In a long-term study of more than 60,000 women, researchers found that women with a close family history of breast cancer had significantly lower risk of developing breast cancer before menopause themselves if they breastfed their babies, compared to women who did not breastfeed.

"Breastfeeding is good for mothers and for babies," study chief Dr. Alison M. Stuebe, of University of North Carolina at Chapel Hill, told Reuters Health by email.

The findings stem from data on 60,075 nurses who had given birth and who participated in the long-running Nurses' Health Study between 1997 and 2005.

By the end of June 2005, 608 women - about 1 percent -- had developed breast cancer when they were an average of 46 years old, Stuebe and her associates from Brigham and Women's Hospital and Harvard Medical School, Boston, report in the latest issue of Archives of Internal Medicine.

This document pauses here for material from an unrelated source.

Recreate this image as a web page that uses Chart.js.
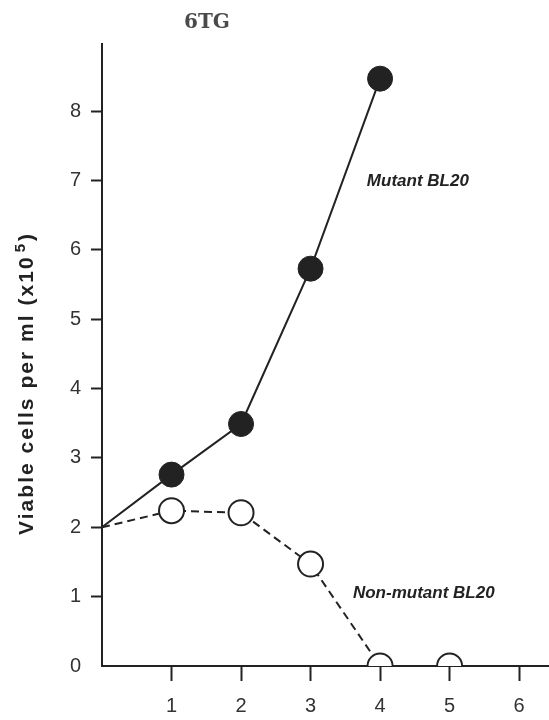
<!DOCTYPE html>
<html>
<head>
<meta charset="utf-8">
<script src="https://cdn.jsdelivr.net/npm/chart.js@4/dist/chart.umd.min.js"></script>
<style>
  html, body { margin: 0; padding: 0; background: #fff; }
  #wrap { width: 549px; height: 720px; position: relative; }
</style>
</head>
<body>
<div id="wrap"><canvas id="c" width="549" height="720"></canvas></div>
<script>
// Days in culture and viable cell counts (x10^5 per ml)
const days = [0, 1, 2, 3, 4, 5];
const mutantCells = [2.0, 2.76, 3.49, 5.73, 8.47];
const nonMutantCells = [2.0, 2.24, 2.21, 1.47, 0, 0];
const yTicks = [0, 1, 2, 3, 4, 5, 6, 7, 8];
const xTicks = [1, 2, 3, 4, 5, 6];

const ink = '#222';
const sans = '"Liberation Sans", Arial, sans-serif';

const toPoints = (vals) => vals.map((v, i) => ({ x: days[i], y: v }));

// Title, y-axis caption and in-plot series names
const textPlugin = {
  id: 'textLayer',
  afterDraw(chart) {
    const ctx = chart.ctx;
    const { x, y } = chart.scales;
    ctx.save();
    // "6TG" heading
    ctx.fillStyle = '#4a4a4a';
    ctx.font = 'bold 20px "DejaVu Serif", "Liberation Serif", serif';
    ctx.textAlign = 'center';
    ctx.textBaseline = 'middle';
    ctx.fillText('6TG', 207, 23);

    // Series names
    ctx.fillStyle = ink;
    ctx.font = 'italic bold 17px ' + sans;
    ctx.textAlign = 'left';
    ctx.fillText('Mutant BL20', x.getPixelForValue(3.81), y.getPixelForValue(6.99));
    ctx.fillText('Non-mutant BL20', x.getPixelForValue(3.61), y.getPixelForValue(1.05));

    // Rotated y-axis caption with superscript exponent, spread to a fixed length
    ctx.translate(33, 535);
    ctx.rotate(-Math.PI / 2);
    ctx.textAlign = 'left';
    ctx.textBaseline = 'alphabetic';
    const main = 'Viable cells per ml (x10';
    const bigFont = 'bold 21px ' + sans;
    const supFont = 'bold 15px ' + sans;
    ctx.font = bigFont;
    const natural = ctx.measureText(main).width + ctx.measureText(')').width;
    ctx.font = supFont;
    const supW = ctx.measureText('5').width;
    const spacing = Math.max(0, (303 - natural - supW - 6) / (main.length + 1));
    ctx.letterSpacing = spacing.toFixed(2) + 'px';
    ctx.font = bigFont;
    ctx.fillText(main, 0, 0);
    let w = ctx.measureText(main).width + 3;
    ctx.font = supFont;
    ctx.fillText('5', w, -8);
    w += supW + 3;
    ctx.font = bigFont;
    ctx.fillText(')', w, 0);
    ctx.restore();
  }
};

new Chart(document.getElementById('c'), {
  type: 'line',
  data: {
    datasets: [
      {
        label: 'Mutant BL20',
        data: toPoints(mutantCells),
        borderColor: ink,
        borderWidth: 2,
        backgroundColor: ink,
        pointBackgroundColor: ink,
        pointBorderColor: ink,
        pointBorderWidth: 1,
        pointRadius: (c) => (c.dataIndex === 0 ? 0 : 12.5),
        clip: 0,
        tension: 0
      },
      {
        label: 'Non-mutant BL20',
        data: toPoints(nonMutantCells),
        borderColor: ink,
        borderWidth: 2,
        borderDash: [8, 5],
        backgroundColor: '#fff',
        pointBackgroundColor: '#fff',
        pointBorderColor: ink,
        pointBorderWidth: 2,
        pointRadius: (c) => (c.dataIndex === 0 ? 0 : 12.5),
        clip: 0,
        tension: 0
      }
    ]
  },
  options: {
    responsive: false,
    animation: false,
    devicePixelRatio: 1,
    layout: { autoPadding: false, padding: { top: 44, right: 0, left: 0, bottom: 0 } },
    plugins: {
      legend: { display: false },
      tooltip: { enabled: false },
      title: { display: false }
    },
    scales: {
      x: {
        type: 'linear',
        min: 0,
        max: 6.43,
        afterBuildTicks: (s) => { s.ticks = xTicks.map((v) => ({ value: v })); },
        afterFit: (s) => { s.height = 54; },
        border: { display: true, color: ink, width: 2 },
        grid: { display: true, drawOnChartArea: false, drawTicks: true, tickLength: 15, tickColor: ink, tickWidth: 2 },
        ticks: {
          color: '#333',
          padding: 13,
          font: { family: sans, size: 20 },
          maxRotation: 0
        }
      },
      y: {
        type: 'linear',
        min: 0,
        max: 8.97,
        afterBuildTicks: (s) => { s.ticks = yTicks.map((v) => ({ value: v })); },
        afterFit: (s) => { s.width = 102; },
        border: { display: true, color: ink, width: 2 },
        grid: {
          display: true,
          drawOnChartArea: false,
          drawTicks: true,
          tickLength: 11,
          tickWidth: 2,
          tickColor: (c) => (c.tick && c.tick.value === 0 ? 'rgba(0,0,0,0)' : ink)
        },
        ticks: {
          color: '#333',
          padding: 10,
          font: { family: sans, size: 20 }
        }
      }
    }
  },
  plugins: [textPlugin]
});
</script>
</body>
</html>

They also report that women who had a mother, sister or other close relative with breast cancer had a 59 percent lower risk of developing the disease if they had ever breastfed than if they had never breastfed.

That amount of risk reduction "compared favorably" to that seen by women at very high risk for breast cancer who take the hormone therapy tamoxifen to prevent breast cancer, the investigators note.

There was no association between breastfeeding and breast cancer among women without a family history of the disease.

However, Stuebe's team also found that women who did not breastfeed but used medication to suppress production of breast milk had a 42 percent lower risk of developing breast cancer than women who neither breastfed nor used medication to suppress breast milk production.

This association could be related to a problem with the process by which breast tissue returns to its pre-pregnant state. If a woman does not breastfeed, she experiences abrupt engorgement, and breast tissue may become progressively inflamed, they explain in their report. That inflammation may be linked to breast cancer.

"We hypothesize that both breastfeeding and use of suppressive medications prevent this inflammation," the authors write.

In the current study, about 70 percent of women who chose not to breastfeed their babies said they took medication to suppress breast milk production.

Clearly, the researchers conclude, breastfeeding is associated with "multiple health benefits" for both mother and child.

"That's why we need supportive hospital policies, paid maternity leave, and workplace accommodations so that women can meet their breastfeeding goals," Stuebe said.